Last Saturday more than 500,000 Melburnians roamed the streets of the Central Business District from 7pm to 7am, in order to celebrate, as the organisers put it, a White Night of artistic festivities of all sorts and of all shapes. Mostly young people, but also numerous others, families, middle-aged and elders, were roaming the streets of the city looking curiously or photographing impressively lit-up buildings, dancing, eating, or queuing up in order to participate in various artistic happenings.

The idea of Melbourne staging a White Night took off last year, as an initiative of the then Premier and Arts Minister of Victoria Ted Baillieu, in the spirit of Nuit Blanche in Paris, he said, and in the hope of adding another major event to Melbourne’s annual calendar.

However, if you search around trying to find the origins of this celebration of the arts, of urban centres, of life in general, you will find that this kind of all-night arts festival in many cities around the world, during summer time, was born in Saint Petersburg (formerly Leningrad) in Russia. The idea was born in an imperial cultural centre of the northern hemisphere, where the sunset is very late in June, the sunrise is early and the twilight lasts almost all night.

The first city outside of Russia to host such a festival is considered to be Paris, which has had its own Nuit Blanche (White Night) festival since 2001.
Rome, Florence, Amsterdam, Toronto, Montreal, Chicago, Sao Paolo, Lima, San Antonio, Leeds, Tel Aviv and tens of other cities around the world stage their own White Nights during summertime.

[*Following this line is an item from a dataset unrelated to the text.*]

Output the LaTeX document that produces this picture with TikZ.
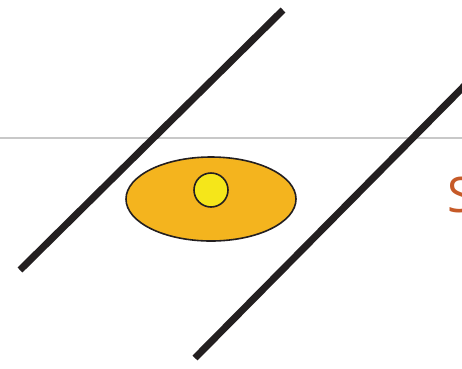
\documentclass[tikz,border=0pt]{standalone}
\usepackage{fontspec}
\setmainfont{Open Sans}
\usetikzlibrary{shapes.geometric}
\definecolor{lineblk}{HTML}{231F20}
\definecolor{ellfill}{HTML}{F4B41E}
\definecolor{dotfill}{HTML}{F5E61A}
\definecolor{txtorange}{HTML}{C65A28}
\definecolor{rulegray}{HTML}{C8C8C8}
\tikzset{
  bar/.style={draw=lineblk, line width=7pt, line cap=butt},
  outl/.style={draw=lineblk, line width=1.6pt},
}
\begin{document}
\begin{tikzpicture}[x=1pt,y=-1pt]
\useasboundingbox (0,0) rectangle (462,368);
\clip (0,0) rectangle (462,368);
\fill[white] (0,0) rectangle (462,368);
\coordinate (g1) at (0,138);
\coordinate (g2) at (462,138);
\draw[rulegray, line width=2pt] (g1) -- (g2);
\coordinate (a1) at (20,270);
\coordinate (a2) at (283,10);
\draw[bar] (a1) -- (a2);
\coordinate (b1) at (195,358);
\coordinate (b2) at (480,70);
\draw[bar] (b1) -- (b2);
\node[outl, fill=ellfill, ellipse, minimum width=170pt, minimum height=84pt, inner sep=0pt] (ell) at (211,199) {};
\node[outl, fill=dotfill, circle, minimum size=34pt, inner sep=0pt] (dot) at (211,190) {};
\node[anchor=west, text=txtorange, font=\fontsize{49}{58}\selectfont, inner sep=0pt] (s) at (447,195) {S};
\end{tikzpicture}
\end{document}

Announcing the birth of the first White Night in Melbourne last year, the then Victorian Premier said: “There’s a great appetite for events in Victoria, and White Night will sit proudly alongside major events such as the Australian Open, the Melbourne Cup Carnival, the Australian F1 Grand Prix and Melbourne Winter Masterpieces, as well as our renowned arts and cultural festivals.”

However, what I did witness personally, along with many other Greek Australians, in the streets of Melbourne last Saturday night, was something bigger and deeper than a major arts event, I think.

When half a million citizens of greater Melbourne take to the streets and the paramedics treat only 70 people for injuries, drunkenness or drug use, while the police arrest only 10 people, there is a ‘moral’ there.

The moral is that Melburnians of all walks of life were fronting up in the heart of this metropolis of the South last Saturday night/Sunday morning in order to celebrate the joys of life, the joys of their life, in this part, in this city, in this modern Babel of the world.

Unfortunately though, the significance of that night was not picked up early enough on Sunday morning by all major television and radio media outlets in Melbourne and in the rest of Australia. White Night 2014 entered the main television and radio news bulletins last Sunday late in the morning!
Also, instead of concentrating the discussion on the number that attended the event this year, or on the possible inadequacies of public transport and public authorities to deal with the masses, it could have been better if we attempted to go a bit further.

When the plurality of an urban complex such as Melbourne, that is when people, space, time all come together for twelve hours, on such a large scale, to celebrate above all life, then urban philosophers and urban demographers have to be mobilised in order to account for this year’s White Night event. The deep, subjective, very complex and very close relationship that exists between individuals, groups of people, places and landscapes-streetscapes was exhibited on a massive scale last weekend in Melbourne.

This massive twelve hour long interconnection of Melburnians with their city and with each other, away from their own private space, away from their own home, apartment or car, is to be noticed, highlighted and analysed.